- **What is asked**: Copy out the listing in full, exactly as written, but not its pictures.

========================

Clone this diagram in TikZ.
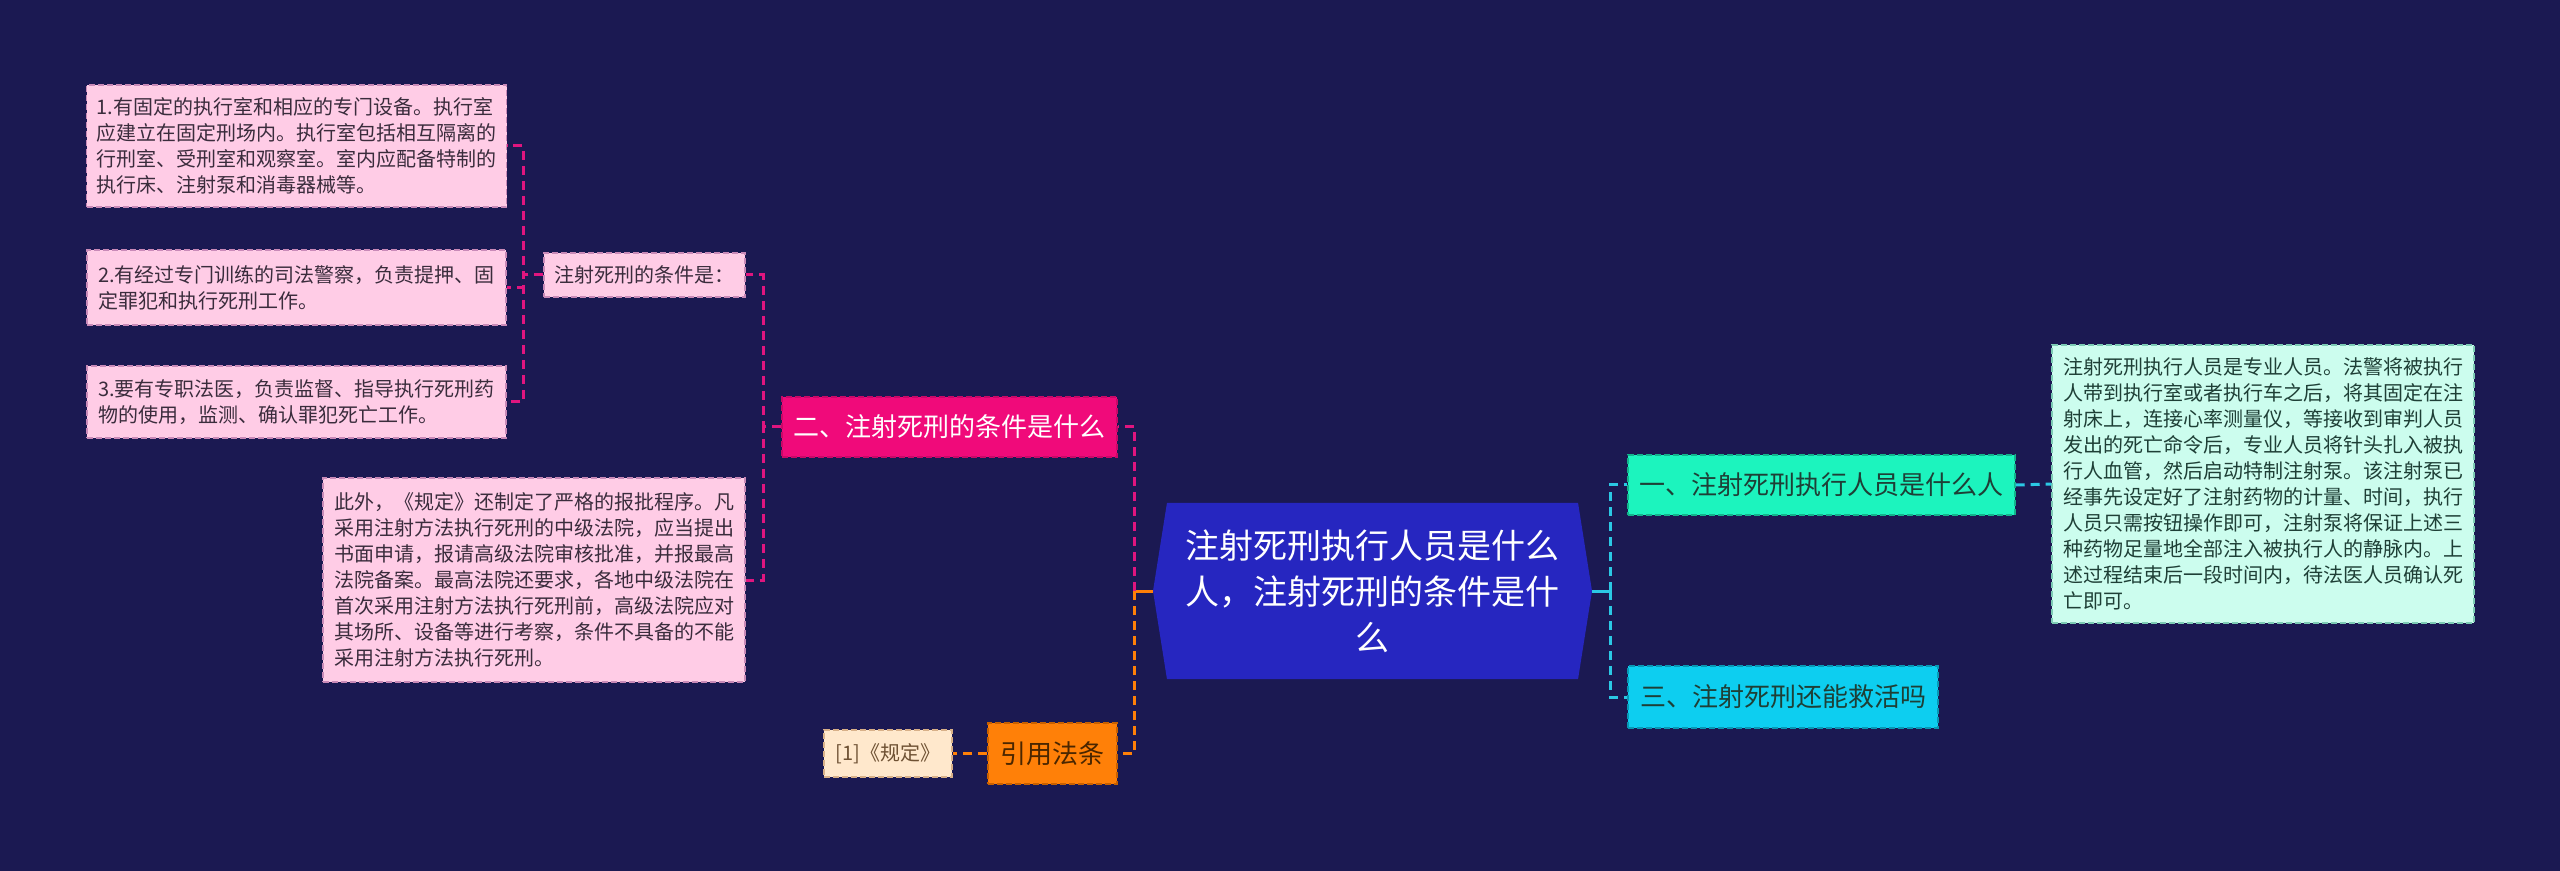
\documentclass[tikz,border=0pt]{standalone}
\usepackage{fontspec}
\setmainfont{Noto Sans CJK SC}
\usepackage{xcolor}
\usetikzlibrary{shapes.symbols}

\definecolor{bgnavy}{HTML}{1B1952}
\definecolor{rootblue}{HTML}{2626C0}
\definecolor{leafpink}{HTML}{FFCCE6}
\definecolor{leafedge}{HTML}{C98AB8}
\definecolor{leaftext}{HTML}{3A2C3C}
\definecolor{hotpink}{HTML}{F00A7A}
\definecolor{hotedge}{HTML}{C90868}
\definecolor{linkpink}{HTML}{E0157F}
\definecolor{citeorange}{HTML}{FF8008}
\definecolor{citeedge}{HTML}{C86000}
\definecolor{citetext}{HTML}{4A2600}
\definecolor{peach}{HTML}{FFE8CC}
\definecolor{peachedge}{HTML}{D8B088}
\definecolor{aqua}{HTML}{1CF4BE}
\definecolor{aquaedge}{HTML}{12B48C}
\definecolor{cyanbox}{HTML}{0DCEF0}
\definecolor{cyanedge}{HTML}{0898B4}
\definecolor{mint}{HTML}{CCFDEE}
\definecolor{mintedge}{HTML}{7CCBB4}
\definecolor{greentext}{HTML}{1E3F36}
\definecolor{linkcyan}{HTML}{2BC8E4}

\begin{document}
\begin{tikzpicture}[
    x=0.5pt,
    y=-0.5pt,
    box/.style={
        dash pattern=on 3pt off 1.5pt,
        line width=0.7pt,
        inner xsep=5pt,
        inner ysep=3pt
    },
    leaf/.style={
        box,
        draw=leafedge,
        fill=leafpink,
        text=leaftext,
        font=\fontsize{10}{13}\selectfont,
        align=left
    },
    branch/.style={
        box,
        font=\fontsize{13}{16}\selectfont
    },
    detail/.style={
        box,
        draw=mintedge,
        fill=mint,
        text=greentext,
        font=\fontsize{10}{13}\selectfont,
        align=left
    },
    root/.style={
        signal,
        signal to=east and west,
        signal pointer angle=162,
        fill=rootblue,
        text=white,
        inner sep=0pt,
        font=\fontsize{17}{23}\selectfont,
        align=center
    },
    link/.style={
        line width=1.5pt,
        dash pattern=on 4.5pt off 3pt
    },
    pinkline/.style={link, draw=linkpink},
    orangeline/.style={link, draw=citeorange},
    cyanline/.style={link, draw=linkcyan}
]

% Background
\fill[bgnavy] (0,0) rectangle (2560,871);

% Nodes
\node [root, minimum width=219.5pt, minimum height=88pt] (root) at (1372.5,591)
    {注射死刑执行人员是什么\\人，注射死刑的条件是什\\么};

\node [branch, draw=hotedge, fill=hotpink, text=white,
    minimum width=167.5pt, minimum height=30pt] (two) at (949.5,427)
    {二、注射死刑的条件是什么};
\node [leaf, minimum width=100.5pt, minimum height=22pt] (cond) at (644.5,275)
    {注射死刑的条件是：};
\node [leaf, minimum width=209.5pt, minimum height=61pt] (cond1) at (296.5,146)
    {1.有固定的执行室和相应的专门设备。执行室\\应建立在固定刑场内。执行室包括相互隔离的\\行刑室、受刑室和观察室。室内应配备特制的\\执行床、注射泵和消毒器械等。};
\node [leaf, minimum width=209.5pt, minimum height=37.5pt] (cond2) at (296.5,287.5)
    {2.有经过专门训练的司法警察，负责提押、固\\定罪犯和执行死刑工作。};
\node [leaf, minimum width=209.5pt, minimum height=36pt] (cond3) at (296.5,402)
    {3.要有专职法医，负责监督、指导执行死刑药\\物的使用，监测、确认罪犯死亡工作。};
\node [leaf, minimum width=211pt, minimum height=102pt] (extra) at (534,580)
    {此外，《规定》还制定了严格的报批程序。凡\\采用注射方法执行死刑的中级法院，应当提出\\书面申请，报请高级法院审核批准，并报最高\\法院备案。最高法院还要求，各地中级法院在\\首次采用注射方法执行死刑前，高级法院应对\\其场所、设备等进行考察，条件不具备的不能\\采用注射方法执行死刑。};

\node [branch, draw=citeedge, fill=citeorange, text=citetext,
    minimum width=64.5pt, minimum height=30.5pt] (cite) at (1052.5,753.5)
    {引用法条};
\node [box, draw=peachedge, fill=peach, text=citetext!80,
    font=\fontsize{10}{13}\selectfont,
    minimum width=64pt, minimum height=23.5pt] (ref) at (888,753.5)
    {[1]《规定》};

\node [branch, draw=aquaedge, fill=aqua, text=greentext,
    minimum width=193.5pt, minimum height=30pt] (one) at (1821.5,485)
    {一、注射死刑执行人员是什么人};
\node [detail, minimum width=211pt, minimum height=139pt] (who) at (2263,484)
    {注射死刑执行人员是专业人员。法警将被执行\\人带到执行室或者执行车之后，将其固定在注\\射床上，连接心率测量仪，等接收到审判人员\\发出的死亡命令后，专业人员将针头扎入被执\\行人血管，然后启动特制注射泵。该注射泵已\\经事先设定好了注射药物的计量、时间，执行\\人员只需按钮操作即可，注射泵将保证上述三\\种药物足量地全部注入被执行人的静脉内。上\\述过程结束后一段时间内，待法医人员确认死\\亡即可。};
\node [branch, draw=cyanedge, fill=cyanbox, text=greentext,
    minimum width=155pt, minimum height=31pt] (three) at (1783,697)
    {三、注射死刑还能救活吗};

\coordinate (lhub) at ([xshift=-9pt]root.west);
\coordinate (rhub) at ([xshift=9pt]root.east);

% Connectors, left side
\draw [orangeline, solid] (root.west) -- (lhub);
\draw [pinkline] (lhub) |- (two.east);
\draw [orangeline] (lhub) |- (cite.east);
\draw [orangeline] (cite.west) -- (ref.east);
\draw [pinkline] (two.west) -- ++(-18,0) |- (cond.east);
\draw [pinkline] (two.west) -- ++(-18,0) |- (extra.east);
\draw [pinkline] (cond.west) -- ++(-20,0) |- (cond1.east);
\draw [pinkline] (cond.west) -- ++(-20,0) |- (cond2.east);
\draw [pinkline] (cond.west) -- ++(-20,0) |- (cond3.east);

% Connectors, right side
\draw [cyanline, solid] (root.east) -- (rhub);
\draw [cyanline] (rhub) |- (one.west);
\draw [cyanline] (rhub) |- (three.west);
\draw [cyanline] (one.east) -- (who.west);

\end{tikzpicture}
\end{document}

========================

- **Result for this exercise**:
Clone this diagram in TikZ.
\documentclass[tikz,border=0pt]{standalone}
\usepackage{fontspec}
\setmainfont{Noto Sans CJK SC}
\usepackage{xcolor}
\usetikzlibrary{shapes.symbols}

\definecolor{bgnavy}{HTML}{1B1952}
\definecolor{rootblue}{HTML}{2626C0}
\definecolor{leafpink}{HTML}{FFCCE6}
\definecolor{leafedge}{HTML}{C98AB8}
\definecolor{leaftext}{HTML}{3A2C3C}
\definecolor{hotpink}{HTML}{F00A7A}
\definecolor{hotedge}{HTML}{C90868}
\definecolor{linkpink}{HTML}{E0157F}
\definecolor{citeorange}{HTML}{FF8008}
\definecolor{citeedge}{HTML}{C86000}
\definecolor{citetext}{HTML}{4A2600}
\definecolor{peach}{HTML}{FFE8CC}
\definecolor{peachedge}{HTML}{D8B088}
\definecolor{aqua}{HTML}{1CF4BE}
\definecolor{aquaedge}{HTML}{12B48C}
\definecolor{cyanbox}{HTML}{0DCEF0}
\definecolor{cyanedge}{HTML}{0898B4}
\definecolor{mint}{HTML}{CCFDEE}
\definecolor{mintedge}{HTML}{7CCBB4}
\definecolor{greentext}{HTML}{1E3F36}
\definecolor{linkcyan}{HTML}{2BC8E4}

\begin{document}
\begin{tikzpicture}[
    x=0.5pt,
    y=-0.5pt,
    box/.style={
        dash pattern=on 3pt off 1.5pt,
        line width=0.7pt,
        inner xsep=5pt,
        inner ysep=3pt
    },
    leaf/.style={
        box,
        draw=leafedge,
        fill=leafpink,
        text=leaftext,
        font=\fontsize{10}{13}\selectfont,
        align=left
    },
    branch/.style={
        box,
        font=\fontsize{13}{16}\selectfont
    },
    detail/.style={
        box,
        draw=mintedge,
        fill=mint,
        text=greentext,
        font=\fontsize{10}{13}\selectfont,
        align=left
    },
    root/.style={
        signal,
        signal to=east and west,
        signal pointer angle=162,
        fill=rootblue,
        text=white,
        inner sep=0pt,
        font=\fontsize{17}{23}\selectfont,
        align=center
    },
    link/.style={
        line width=1.5pt,
        dash pattern=on 4.5pt off 3pt
    },
    pinkline/.style={link, draw=linkpink},
    orangeline/.style={link, draw=citeorange},
    cyanline/.style={link, draw=linkcyan}
]

% Background
\fill[bgnavy] (0,0) rectangle (2560,871);

% Nodes
\node [root, minimum width=219.5pt, minimum height=88pt] (root) at (1372.5,591)
    {注射死刑执行人员是什么\\人，注射死刑的条件是什\\么};

\node [branch, draw=hotedge, fill=hotpink, text=white,
    minimum width=167.5pt, minimum height=30pt] (two) at (949.5,427)
    {二、注射死刑的条件是什么};
\node [leaf, minimum width=100.5pt, minimum height=22pt] (cond) at (644.5,275)
    {注射死刑的条件是：};
\node [leaf, minimum width=209.5pt, minimum height=61pt] (cond1) at (296.5,146)
    {1.有固定的执行室和相应的专门设备。执行室\\应建立在固定刑场内。执行室包括相互隔离的\\行刑室、受刑室和观察室。室内应配备特制的\\执行床、注射泵和消毒器械等。};
\node [leaf, minimum width=209.5pt, minimum height=37.5pt] (cond2) at (296.5,287.5)
    {2.有经过专门训练的司法警察，负责提押、固\\定罪犯和执行死刑工作。};
\node [leaf, minimum width=209.5pt, minimum height=36pt] (cond3) at (296.5,402)
    {3.要有专职法医，负责监督、指导执行死刑药\\物的使用，监测、确认罪犯死亡工作。};
\node [leaf, minimum width=211pt, minimum height=102pt] (extra) at (534,580)
    {此外，《规定》还制定了严格的报批程序。凡\\采用注射方法执行死刑的中级法院，应当提出\\书面申请，报请高级法院审核批准，并报最高\\法院备案。最高法院还要求，各地中级法院在\\首次采用注射方法执行死刑前，高级法院应对\\其场所、设备等进行考察，条件不具备的不能\\采用注射方法执行死刑。};

\node [branch, draw=citeedge, fill=citeorange, text=citetext,
    minimum width=64.5pt, minimum height=30.5pt] (cite) at (1052.5,753.5)
    {引用法条};
\node [box, draw=peachedge, fill=peach, text=citetext!80,
    font=\fontsize{10}{13}\selectfont,
    minimum width=64pt, minimum height=23.5pt] (ref) at (888,753.5)
    {[1]《规定》};

\node [branch, draw=aquaedge, fill=aqua, text=greentext,
    minimum width=193.5pt, minimum height=30pt] (one) at (1821.5,485)
    {一、注射死刑执行人员是什么人};
\node [detail, minimum width=211pt, minimum height=139pt] (who) at (2263,484)
    {注射死刑执行人员是专业人员。法警将被执行\\人带到执行室或者执行车之后，将其固定在注\\射床上，连接心率测量仪，等接收到审判人员\\发出的死亡命令后，专业人员将针头扎入被执\\行人血管，然后启动特制注射泵。该注射泵已\\经事先设定好了注射药物的计量、时间，执行\\人员只需按钮操作即可，注射泵将保证上述三\\种药物足量地全部注入被执行人的静脉内。上\\述过程结束后一段时间内，待法医人员确认死\\亡即可。};
\node [branch, draw=cyanedge, fill=cyanbox, text=greentext,
    minimum width=155pt, minimum height=31pt] (three) at (1783,697)
    {三、注射死刑还能救活吗};

\coordinate (lhub) at ([xshift=-9pt]root.west);
\coordinate (rhub) at ([xshift=9pt]root.east);

% Connectors, left side
\draw [orangeline, solid] (root.west) -- (lhub);
\draw [pinkline] (lhub) |- (two.east);
\draw [orangeline] (lhub) |- (cite.east);
\draw [orangeline] (cite.west) -- (ref.east);
\draw [pinkline] (two.west) -- ++(-18,0) |- (cond.east);
\draw [pinkline] (two.west) -- ++(-18,0) |- (extra.east);
\draw [pinkline] (cond.west) -- ++(-20,0) |- (cond1.east);
\draw [pinkline] (cond.west) -- ++(-20,0) |- (cond2.east);
\draw [pinkline] (cond.west) -- ++(-20,0) |- (cond3.east);

% Connectors, right side
\draw [cyanline, solid] (root.east) -- (rhub);
\draw [cyanline] (rhub) |- (one.west);
\draw [cyanline] (rhub) |- (three.west);
\draw [cyanline] (one.east) -- (who.west);

\end{tikzpicture}
\end{document}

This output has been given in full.